Nickel Doping in Atomically Thin Tin Disulfide Nanosheets Enables Highly Efficient CO2 Reduction

Engineering electronic properties by elemental doping is a direct strategy to design efficient catalysts towards CO2 electroreduction. Atomically thin SnS2 nanosheets were modified by Ni doping for efficient electroreduction of CO2. The introduction of Ni into SnS2 nanosheets significantly enhanced the current density and Faradaic efficiency for carbonaceous product relative to pristine SnS2 nanosheets. When the Ni content was 5 atm %, the Ni‐doped SnS2 nanosheets achieved a remarkable Faradaic efficiency of 93 % for carbonaceous product with a current density of 19.6 mA cm−2 at −0.9 V vs.
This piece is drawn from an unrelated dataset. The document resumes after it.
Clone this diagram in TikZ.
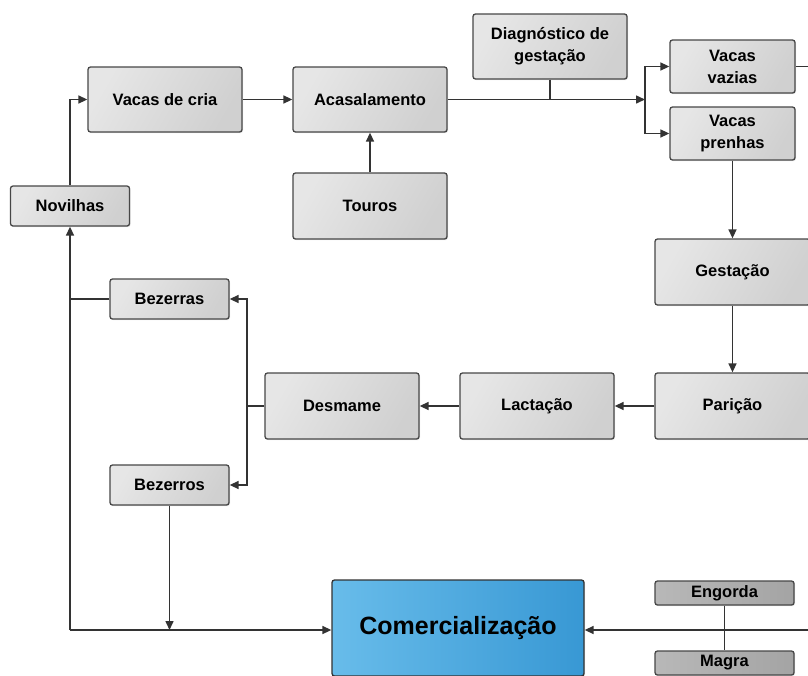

RHE. A mechanistic study revealed that the Ni doping gave rise to a defect level and lowered the work function of SnS2 nanosheets, resulting in the promoted CO2 activation and thus improved performance in CO2 electroreduction. Nickel in thin tin: Atomically thin SnS2 nanosheets were modified by Ni doping for efficient electroreduction of CO2. Introduction of Ni into SnS2 nanosheets enhanced current density and Faradaic efficiency for carbonaceous product relative to pristine SnS2 nanosheets. When the Ni content was 5 at. %, Faradaic efficiency was 93 % with a current density of 19.6 mA cm−2 at −0.9 V vs. RHE.